Rigid policy decisions and inconsistent documentation requests wear brokers down. They want decisions that reflect real-world circumstances, not blanket criteria.
“More underwriter involvement and understanding of cases as opposed to online black-and-white criteria”
“Taking a more individual approach to underwriting”
“Transparency with decisions, not just saying ‘not one for us’”
“Flexibility with affordability”
“Slower than usual, careless underwriting and requests for additional information that should not be required”
Price volatility remains a pain point. Frequent rate changes, often with little notice, make it harder for brokers to protect offers and manage client expectations.
“Rate pulls at short notice”
“Reduce rates”
“Interest rates and range of products”
“Lower rates for first-time buyers and adverse clients, as they’re struggling anyway”
“Better rates; more flexibility/understanding on pass credit issues”
While lenders are investing in digital tools, brokers say too many still rely on slow, outdated platforms that cause frustration.
“Some systems are ridiculously slow and hard to use”
“Poorly communicated case tracking, so you don’t know what they are asking for document-wise”
“More and better lender systems and automation”
“Keeping up with AI technology, updating apps for customers, quicker applications and easy responses”
“Open banking and online checks for speed”
For Mair, lenders’ adoption of AI tools and modern systems is closely tied to an improvement in speed. “I appreciate that the lenders need a lot of information; some need more than others, which is totally fine,” he says. “But what we want is systems that are so robust that they capture a large bulk of the information on day one, rather than feeling like we're doing another application during the underwriting process, because that just stalls.”
At MB Associates, Bradley says the team prides itself on maintaining personal interaction with clients while acknowledging that AI plays a valuable role in streamlining operations and improving efficiency.
“It should be able to remove a lot of the hard, manual work in processing applications,” she adds.
Service defines success: brokers back lenders that deliver fast, reliable completions. Execution, access and consistency still separate the best from the rest.
Consumer Duty reshapes behaviour: the FCA’s Duty is now daily practice, pushing lenders and brokers to prove fairness, value and sound decisions throughout each case.
Technology is closing the gap: AI, automation and open banking speed affordability checks, document handling and underwriting. The standouts combine smart systems with experienced people.
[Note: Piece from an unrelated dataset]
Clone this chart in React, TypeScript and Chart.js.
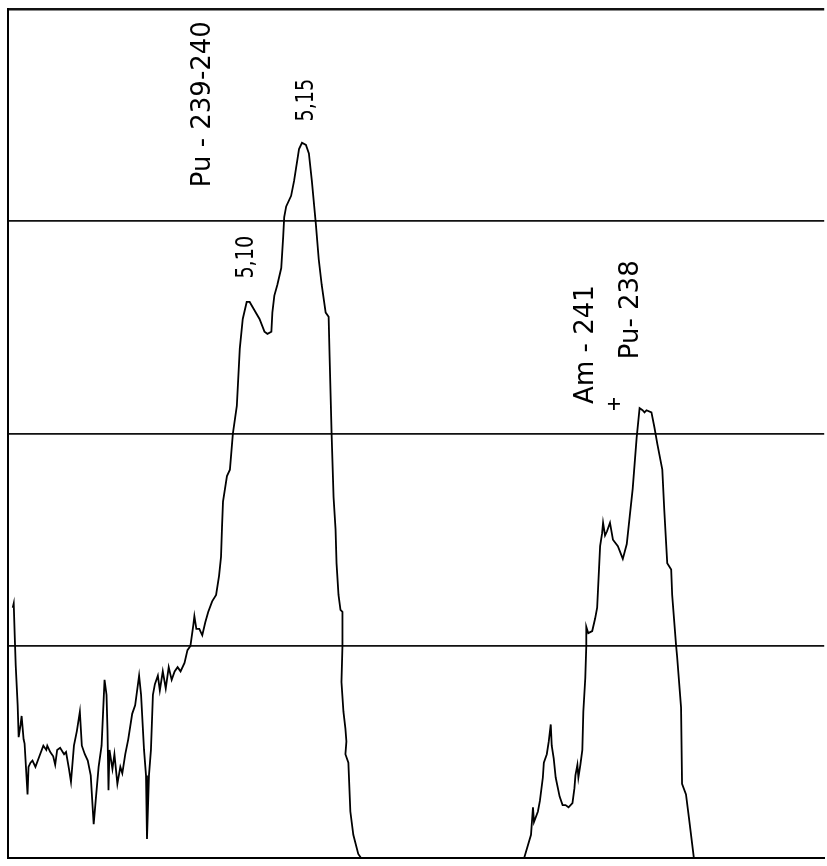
import React, { useEffect, useRef } from "react";
import { Chart, registerables } from "chart.js";

Chart.register(...registerables);

// Spectrum trace: channel number vs counts
const channels = [
  5, 6, 7, 8, 10, 11, 13, 14, 16, 17, 20, 21, 23, 25, 28, 32, 36, 39, 40, 43,
  46, 48, 50, 53, 57, 59, 62, 64, 67, 70, 73, 75, 78, 81, 84, 87, 89, 92, 95, 98,
  100, 101, 102, 103, 106, 108, 111, 114, 116, 119, 122, 126, 129, 133, 135, 138, 140, 141, 143, 145,
  147, 149, 152, 154, 157, 160, 163, 166, 169, 172, 175, 179, 182, 185, 188, 189, 191, 194, 197, 200,
  203, 207, 211, 214, 216, 217, 218, 222, 225, 228, 232, 235, 238, 242, 245, 250, 255, 260, 263, 267,
  268, 270, 273, 277, 279, 280, 282, 287, 290, 292, 293, 295, 298, 302, 305, 308, 312, 315, 318, 322,
  325, 326, 328, 330, 332, 333, 335, 337, 339, 339, 338, 340, 342, 343, 342, 345, 347, 350, 355, 358,
  523, 530, 532, 533, 537, 539, 542, 543, 546, 548, 550, 551, 553, 555, 559, 562, 565, 568, 572, 574,
  575, 577, 578, 580, 582, 583, 585, 586, 586, 588, 592, 595, 597, 600, 602, 603, 605, 607, 610, 613,
  618, 623, 627, 630, 633, 637, 640, 643, 645, 647, 652, 655, 658, 663, 665, 668, 672, 673, 677, 678,
  682, 683, 687, 690, 695, 826,
];
const counts = [
  118, 120, 105, 91, 72, 57, 63, 67, 56, 54, 30, 43, 45, 46, 43, 48, 53, 51, 53, 50,
  48, 44, 51, 52, 49, 50, 42, 36, 53, 60, 69, 53, 49, 46, 39, 16, 27, 43, 53, 84,
  77, 60, 32, 51, 42, 49, 35, 43, 40, 49, 56, 68, 72, 86, 77, 51, 39, 9, 39, 51,
  77, 82, 86, 79, 88, 80, 90, 84, 88, 90, 88, 92, 98, 100, 110, 114, 108, 108, 105, 111,
  116, 121, 124, 133, 142, 156, 168, 180, 183, 200, 213, 240, 254, 262, 262, 258, 254, 248, 247, 248,
  257, 265, 270, 278, 293, 302, 307, 312, 319, 325, 328, 334, 337, 336, 332, 319, 299, 282, 270, 257,
  255, 236, 200, 170, 155, 139, 124, 117, 116, 100, 83, 69, 61, 55, 49, 45, 22, 11, 2, 0,
  0, 11, 24, 17, 22, 27, 38, 45, 49, 55, 63, 53, 47, 38, 29, 25, 25, 24, 26, 33,
  39, 44, 38, 44, 51, 69, 85, 100, 109, 106, 107, 113, 118, 147, 153, 158, 152, 154, 158, 150,
  147, 141, 148, 161, 174, 198, 212, 211, 210, 211, 210, 203, 195, 183, 164, 139, 136, 124, 100, 95,
  71, 35, 30, 19, 0, 0,
];

// Peak annotations (rotated text), anchored at the start of the text
const peakLabels = ["Pu - 239-240", "5,15", "5,10", "Am - 241", "Pu- 238"];
const labelChannels = [198, 303, 242, 586, 632];
const labelCounts = [316, 347, 273, 214, 235];

// Cross marker
const markerChannels = [614];
const markerCounts = [214];

const xMin = 0;
const xMax = 827;
const yMin = 0;
const yMax = 400;
const yStep = 100;

const labelPlugin = {
  id: "peakLabels",
  afterDatasetsDraw(chart: any) {
    const { ctx, scales } = chart;
    ctx.save();
    ctx.fillStyle = "#000";
    ctx.textAlign = "left";
    ctx.textBaseline = "middle";
    peakLabels.forEach((t, i) => {
      const px = scales.x.getPixelForValue(labelChannels[i]);
      const py = scales.y.getPixelForValue(labelCounts[i]);
      const short = t.length <= 4;
      ctx.font = short ? "24px 'DejaVu Sans'" : "26px 'DejaVu Sans'";
      ctx.save();
      ctx.translate(px, py);
      ctx.rotate(-Math.PI / 2);
      if (short) ctx.scale(0.8, 1);
      ctx.fillText(t, 0, 0);
      ctx.restore();
    });
    ctx.restore();
  },
};

export default function App() {
  const ref = useRef<HTMLCanvasElement | null>(null);
  useEffect(() => {
    if (!ref.current) return;
    const chart = new Chart(ref.current, {
      type: "line",
      data: {
        datasets: [
          {
            data: channels.map((c, i) => ({ x: c, y: counts[i] })),
            borderColor: "#000",
            borderWidth: 1.8,
            pointRadius: 0,
            tension: 0,
            fill: false,
          },
          {
            type: "scatter",
            data: markerChannels.map((c, i) => ({ x: c, y: markerCounts[i] })),
            pointStyle: "cross",
            pointRadius: 6,
            borderColor: "#000",
            borderWidth: 1.8,
          } as any,
        ],
      },
      options: {
        responsive: false,
        animation: false,
        layout: { padding: { left: 5, top: 9, right: 0, bottom: 2 } },
        plugins: { legend: { display: false }, tooltip: { enabled: false } },
        scales: {
          x: {
            type: "linear",
            min: xMin,
            max: xMax,
            ticks: { display: false },
            grid: { display: false, drawTicks: false },
            border: { display: true, color: "#000", width: 2 },
          },
          y: {
            type: "linear",
            min: yMin,
            max: yMax,
            ticks: { display: false, stepSize: yStep },
            grid: {
              color: "#111",
              lineWidth: (c: any) => (c.tick && c.tick.value === yMax ? 2.5 : 1.8),
              drawTicks: false,
            },
            border: { display: true, color: "#000", width: 2 },
          },
        },
      },
      plugins: [labelPlugin],
    });
    return () => chart.destroy();
  }, []);
  return (
    <div
      style={{
        position: "absolute",
        left: 0,
        top: 0,
        width: 827,
        height: 866,
        overflow: "hidden",
        background: "#fff",
      }}
    >
      <canvas ref={ref} width={832} height={866} style={{ display: "block" }} />
    </div>
  );
}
Relationships still rule: direct-to-borrower contact risks weakening trust. The strongest lenders keep brokers at the centre and stay connected from application to completion.
Market resilience depends on balance: with 95% of brokers placing business across five or more lenders, loyalty depends on mutual investment, responsive service and transparent, data-led operations.
To uncover the best lenders in the eyes of the UK’s broker community, Mortgage Introducer reached out to brokers across the country, asking them to rate the lenders they have worked with in the past 12 months.
MI asked brokers to weigh in on important aspects of the broker-lender relationship, such as interest rates, turnaround times, customer service, technology, loan programs and commission structure. Lenders that earned an average score of 4 or higher were recognised in the third annual Brokers on Lenders.